Two examples taken from experiences of close friends of mine whom I trust and know well might be examples of this:

  • A Catholic priest, on the night that he was priested, was aware of being attacked by an overwhelming force of evil that thrust him down onto his bed and kept him pinned there. He was terrified and could not move and was only aware of the tremendous power of this evil force.
  • Another Catholic, going on pilgrimage, and praying the rosary with some cheap rosary beads. He had been staying with a Jewish friend the night before and for some reason had shown him the rosary. At the end of the pilgrimage, every third bead had turned to a gold colour and remained like that (he showed me the rosary some time later). He had no explanation for it at all.

Neither of these people had spoken about their experiences and yet they were both people I knew well, sane and reliable.

We live in a world in which the whole idea of religious experience is often greeted with great scepticism. If, therefore, one is to proceed rationally one should examine whatever evidence is available dispassionately and without bias. If one starts from the conviction that religious experiences cannot occur or, on the other hand, if one starts by being convinced that religious experiences are common, then it is unlikely that one's mind will be changed.

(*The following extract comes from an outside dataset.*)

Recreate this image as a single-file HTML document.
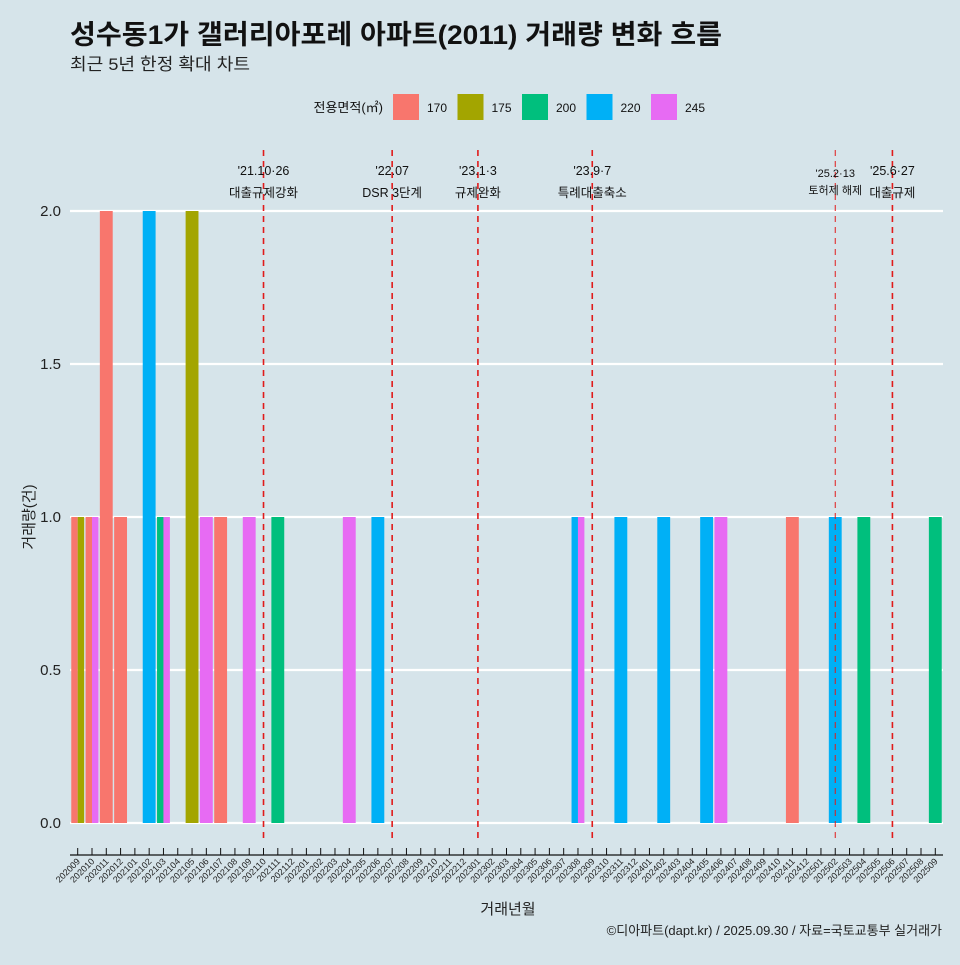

David Hay wrote an important book in 1986 called INNER SPACE. This brought together research work conducted by the OXFORD RELIGIOUS EXPERIENCE RESEARCH UNIT at Oxford. Essentially between about 30 and 45% of the population of Britain, irrespective of age, geographical position or even belief say that they have been aware of a presence or power beyond themselves. The book records that many of the people interviewed had never previously spoken about their experiences because they thought that others would make fun of them or would not understand. The data was collected by reputable and independent polling organizations. These figures are impressive and noteworthy and cannot be lightly dismissed. They do not prove the matter, but they must be taken into account by any openminded enquirer as part of the overall equation. It should be noted, however, that the claims are fairly general and it is difficult to translate them into the faith claims of any one, single religion.